◆ EXERCISE AIM
Scan the entries below and extract each line with the word "that" in it.

◆ DATA TO PROCESS
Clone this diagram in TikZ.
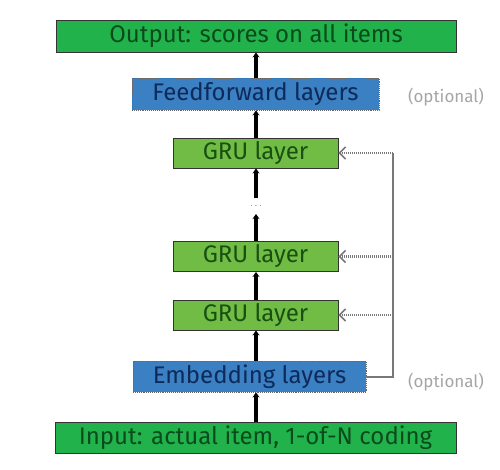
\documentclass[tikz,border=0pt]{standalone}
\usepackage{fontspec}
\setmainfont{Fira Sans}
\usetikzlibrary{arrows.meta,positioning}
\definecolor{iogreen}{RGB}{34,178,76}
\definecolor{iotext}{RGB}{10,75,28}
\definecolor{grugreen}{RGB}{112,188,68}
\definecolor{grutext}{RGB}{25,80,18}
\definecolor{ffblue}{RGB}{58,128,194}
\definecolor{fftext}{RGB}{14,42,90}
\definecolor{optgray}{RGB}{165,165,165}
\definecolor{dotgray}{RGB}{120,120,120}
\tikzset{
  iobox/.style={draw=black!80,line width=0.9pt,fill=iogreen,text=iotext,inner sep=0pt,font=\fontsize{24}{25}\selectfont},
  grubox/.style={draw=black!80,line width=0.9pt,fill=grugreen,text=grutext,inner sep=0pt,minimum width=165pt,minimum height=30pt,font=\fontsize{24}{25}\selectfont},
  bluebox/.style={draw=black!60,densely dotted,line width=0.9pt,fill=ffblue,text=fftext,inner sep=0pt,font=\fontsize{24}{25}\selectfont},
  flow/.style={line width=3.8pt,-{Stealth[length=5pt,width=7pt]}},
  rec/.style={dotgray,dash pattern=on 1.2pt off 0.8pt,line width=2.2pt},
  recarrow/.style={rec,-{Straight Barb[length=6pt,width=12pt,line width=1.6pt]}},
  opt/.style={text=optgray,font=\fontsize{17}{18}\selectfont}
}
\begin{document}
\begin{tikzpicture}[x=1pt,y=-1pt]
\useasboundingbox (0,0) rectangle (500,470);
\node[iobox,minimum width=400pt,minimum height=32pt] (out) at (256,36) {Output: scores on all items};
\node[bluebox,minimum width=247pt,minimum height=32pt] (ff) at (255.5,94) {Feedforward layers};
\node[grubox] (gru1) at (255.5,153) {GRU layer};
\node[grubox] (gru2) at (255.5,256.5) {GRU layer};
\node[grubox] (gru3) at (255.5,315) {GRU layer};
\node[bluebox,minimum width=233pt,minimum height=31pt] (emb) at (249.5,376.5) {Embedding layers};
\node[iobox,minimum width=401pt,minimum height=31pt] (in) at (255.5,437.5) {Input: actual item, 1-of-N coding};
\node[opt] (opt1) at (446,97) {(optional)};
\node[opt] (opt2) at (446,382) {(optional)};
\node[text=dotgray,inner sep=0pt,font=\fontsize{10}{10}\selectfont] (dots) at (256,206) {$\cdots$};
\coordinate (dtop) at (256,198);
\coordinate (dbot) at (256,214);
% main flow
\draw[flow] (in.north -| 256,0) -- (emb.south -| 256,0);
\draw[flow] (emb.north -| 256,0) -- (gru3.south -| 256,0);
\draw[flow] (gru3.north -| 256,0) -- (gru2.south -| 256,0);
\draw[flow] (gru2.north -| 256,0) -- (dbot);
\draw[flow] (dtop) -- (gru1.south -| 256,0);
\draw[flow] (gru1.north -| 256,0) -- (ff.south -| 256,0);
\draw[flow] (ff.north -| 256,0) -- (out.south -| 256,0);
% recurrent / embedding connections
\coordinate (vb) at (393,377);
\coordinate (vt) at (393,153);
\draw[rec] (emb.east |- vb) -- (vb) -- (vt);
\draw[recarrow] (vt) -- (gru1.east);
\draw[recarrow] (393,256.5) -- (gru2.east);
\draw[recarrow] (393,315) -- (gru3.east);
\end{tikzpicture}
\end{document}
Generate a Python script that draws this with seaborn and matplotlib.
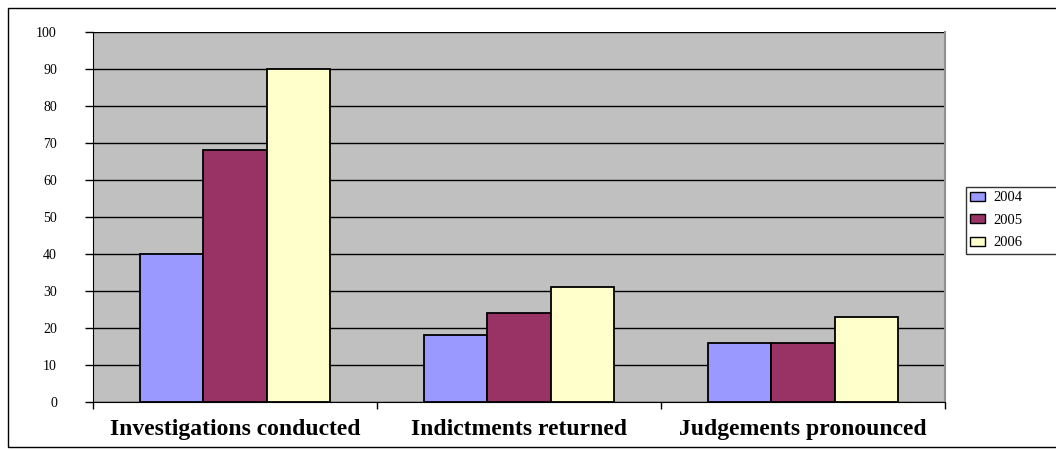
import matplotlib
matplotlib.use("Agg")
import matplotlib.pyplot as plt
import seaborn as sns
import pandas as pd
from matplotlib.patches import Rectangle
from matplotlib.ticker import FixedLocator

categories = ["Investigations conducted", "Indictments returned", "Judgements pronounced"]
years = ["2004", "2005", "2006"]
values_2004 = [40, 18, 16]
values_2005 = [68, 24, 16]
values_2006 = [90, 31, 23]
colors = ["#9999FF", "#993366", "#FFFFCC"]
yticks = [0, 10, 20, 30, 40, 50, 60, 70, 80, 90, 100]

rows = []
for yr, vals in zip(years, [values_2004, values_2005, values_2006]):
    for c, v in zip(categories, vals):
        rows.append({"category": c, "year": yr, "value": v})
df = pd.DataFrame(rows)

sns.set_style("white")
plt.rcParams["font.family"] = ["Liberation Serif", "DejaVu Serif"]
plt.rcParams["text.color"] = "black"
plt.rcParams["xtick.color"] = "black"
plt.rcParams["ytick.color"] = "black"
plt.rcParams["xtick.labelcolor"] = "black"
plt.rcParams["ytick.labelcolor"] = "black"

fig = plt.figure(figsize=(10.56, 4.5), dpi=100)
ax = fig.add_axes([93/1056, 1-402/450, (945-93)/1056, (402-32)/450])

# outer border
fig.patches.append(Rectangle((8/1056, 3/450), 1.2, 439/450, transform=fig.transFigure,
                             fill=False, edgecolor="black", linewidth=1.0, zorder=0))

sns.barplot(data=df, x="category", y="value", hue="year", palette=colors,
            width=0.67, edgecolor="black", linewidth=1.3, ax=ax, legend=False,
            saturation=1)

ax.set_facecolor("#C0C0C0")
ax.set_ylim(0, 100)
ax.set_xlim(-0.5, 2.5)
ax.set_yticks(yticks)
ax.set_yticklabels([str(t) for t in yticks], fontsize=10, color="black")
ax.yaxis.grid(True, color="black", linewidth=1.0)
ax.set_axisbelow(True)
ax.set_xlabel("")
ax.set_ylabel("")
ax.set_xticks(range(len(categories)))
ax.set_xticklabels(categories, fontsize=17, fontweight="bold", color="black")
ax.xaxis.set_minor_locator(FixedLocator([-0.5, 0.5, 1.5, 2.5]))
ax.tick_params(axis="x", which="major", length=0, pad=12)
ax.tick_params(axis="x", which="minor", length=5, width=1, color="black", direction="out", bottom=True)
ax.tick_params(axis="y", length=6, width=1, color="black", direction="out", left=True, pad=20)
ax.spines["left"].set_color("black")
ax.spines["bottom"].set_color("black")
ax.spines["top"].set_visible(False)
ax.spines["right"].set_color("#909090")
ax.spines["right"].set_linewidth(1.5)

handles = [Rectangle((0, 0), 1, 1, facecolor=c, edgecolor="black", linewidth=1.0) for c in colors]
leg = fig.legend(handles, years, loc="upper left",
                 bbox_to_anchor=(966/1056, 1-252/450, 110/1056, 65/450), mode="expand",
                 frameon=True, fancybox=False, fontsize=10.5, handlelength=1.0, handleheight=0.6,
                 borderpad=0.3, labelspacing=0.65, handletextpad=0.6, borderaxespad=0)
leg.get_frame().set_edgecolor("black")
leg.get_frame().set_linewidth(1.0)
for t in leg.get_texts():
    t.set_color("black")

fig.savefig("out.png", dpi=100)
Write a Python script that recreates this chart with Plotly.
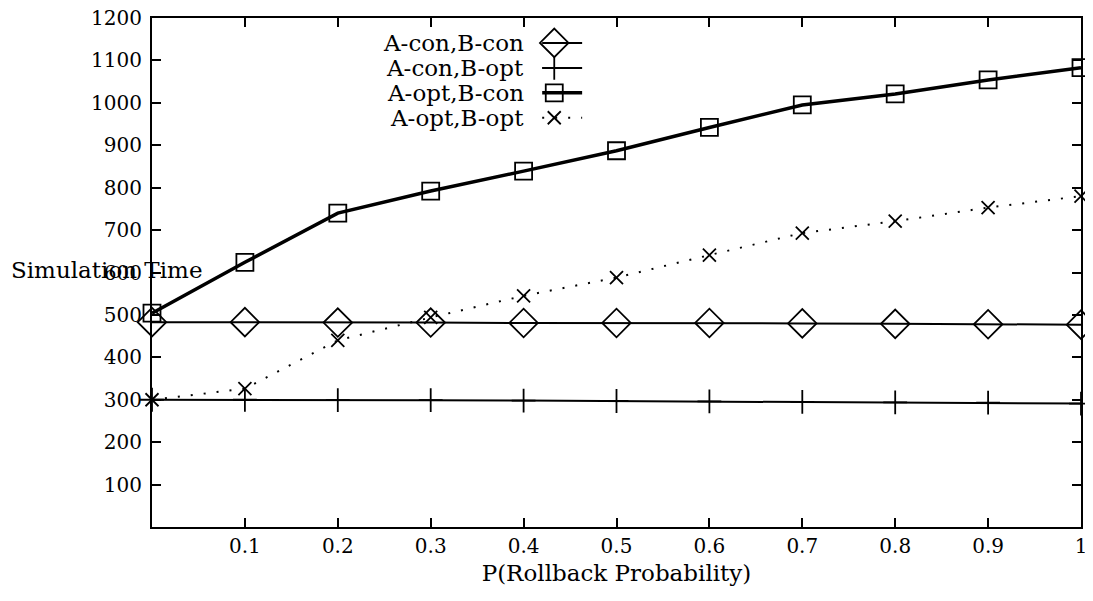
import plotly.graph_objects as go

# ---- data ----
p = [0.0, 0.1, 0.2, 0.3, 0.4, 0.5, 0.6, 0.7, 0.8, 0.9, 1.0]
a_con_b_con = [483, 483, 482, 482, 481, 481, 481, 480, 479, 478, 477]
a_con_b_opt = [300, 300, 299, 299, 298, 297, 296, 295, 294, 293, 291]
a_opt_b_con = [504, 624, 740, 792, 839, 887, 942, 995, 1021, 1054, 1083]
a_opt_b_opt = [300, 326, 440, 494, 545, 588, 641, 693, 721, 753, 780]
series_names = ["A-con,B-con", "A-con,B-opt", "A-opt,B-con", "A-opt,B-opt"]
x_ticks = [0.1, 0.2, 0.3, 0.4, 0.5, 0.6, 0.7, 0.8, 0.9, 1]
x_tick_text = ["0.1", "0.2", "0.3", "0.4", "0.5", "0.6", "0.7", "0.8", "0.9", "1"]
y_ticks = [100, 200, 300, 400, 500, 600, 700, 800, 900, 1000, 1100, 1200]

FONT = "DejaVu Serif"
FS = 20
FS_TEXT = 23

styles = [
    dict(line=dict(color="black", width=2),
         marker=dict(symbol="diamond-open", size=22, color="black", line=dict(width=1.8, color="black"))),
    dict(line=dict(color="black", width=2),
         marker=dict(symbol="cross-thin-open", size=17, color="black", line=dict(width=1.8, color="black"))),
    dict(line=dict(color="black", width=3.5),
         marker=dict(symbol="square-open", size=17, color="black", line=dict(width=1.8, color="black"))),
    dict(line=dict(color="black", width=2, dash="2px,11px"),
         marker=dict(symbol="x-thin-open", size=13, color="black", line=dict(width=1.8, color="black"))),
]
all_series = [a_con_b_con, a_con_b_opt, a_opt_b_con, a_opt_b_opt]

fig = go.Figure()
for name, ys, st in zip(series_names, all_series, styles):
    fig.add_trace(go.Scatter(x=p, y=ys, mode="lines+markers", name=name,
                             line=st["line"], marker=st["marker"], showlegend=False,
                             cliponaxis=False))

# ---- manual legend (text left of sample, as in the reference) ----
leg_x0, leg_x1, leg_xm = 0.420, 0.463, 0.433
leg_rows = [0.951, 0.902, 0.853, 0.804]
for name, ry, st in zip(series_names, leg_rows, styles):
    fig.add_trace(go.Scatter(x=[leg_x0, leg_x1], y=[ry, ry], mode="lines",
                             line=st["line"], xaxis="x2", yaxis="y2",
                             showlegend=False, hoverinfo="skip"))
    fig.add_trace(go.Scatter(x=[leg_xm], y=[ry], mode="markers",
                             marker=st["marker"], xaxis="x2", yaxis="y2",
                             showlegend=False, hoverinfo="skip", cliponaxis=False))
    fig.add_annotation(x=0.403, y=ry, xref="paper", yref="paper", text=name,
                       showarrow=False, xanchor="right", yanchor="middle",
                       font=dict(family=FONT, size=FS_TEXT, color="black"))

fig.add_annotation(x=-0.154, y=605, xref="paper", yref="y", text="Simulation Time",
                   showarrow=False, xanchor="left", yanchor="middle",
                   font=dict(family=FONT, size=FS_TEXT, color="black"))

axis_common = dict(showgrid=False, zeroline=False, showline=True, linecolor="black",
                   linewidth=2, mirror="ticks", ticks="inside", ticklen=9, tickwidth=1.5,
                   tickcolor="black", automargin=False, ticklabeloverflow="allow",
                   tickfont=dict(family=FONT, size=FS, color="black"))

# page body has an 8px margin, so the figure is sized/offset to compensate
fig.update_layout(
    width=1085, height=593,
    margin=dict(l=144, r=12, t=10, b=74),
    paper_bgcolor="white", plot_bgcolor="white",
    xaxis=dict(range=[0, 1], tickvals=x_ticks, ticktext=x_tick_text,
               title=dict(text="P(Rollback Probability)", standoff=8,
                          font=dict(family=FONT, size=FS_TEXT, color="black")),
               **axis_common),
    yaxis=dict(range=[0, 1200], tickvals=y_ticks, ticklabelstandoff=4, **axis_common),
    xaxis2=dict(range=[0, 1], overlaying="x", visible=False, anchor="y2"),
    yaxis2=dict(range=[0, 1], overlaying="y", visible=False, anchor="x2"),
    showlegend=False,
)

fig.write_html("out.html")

◆ RESULT FOR THIS EXERCISE
Generate a Python script that draws this with seaborn and matplotlib.
Write a Python script that recreates this chart with Plotly.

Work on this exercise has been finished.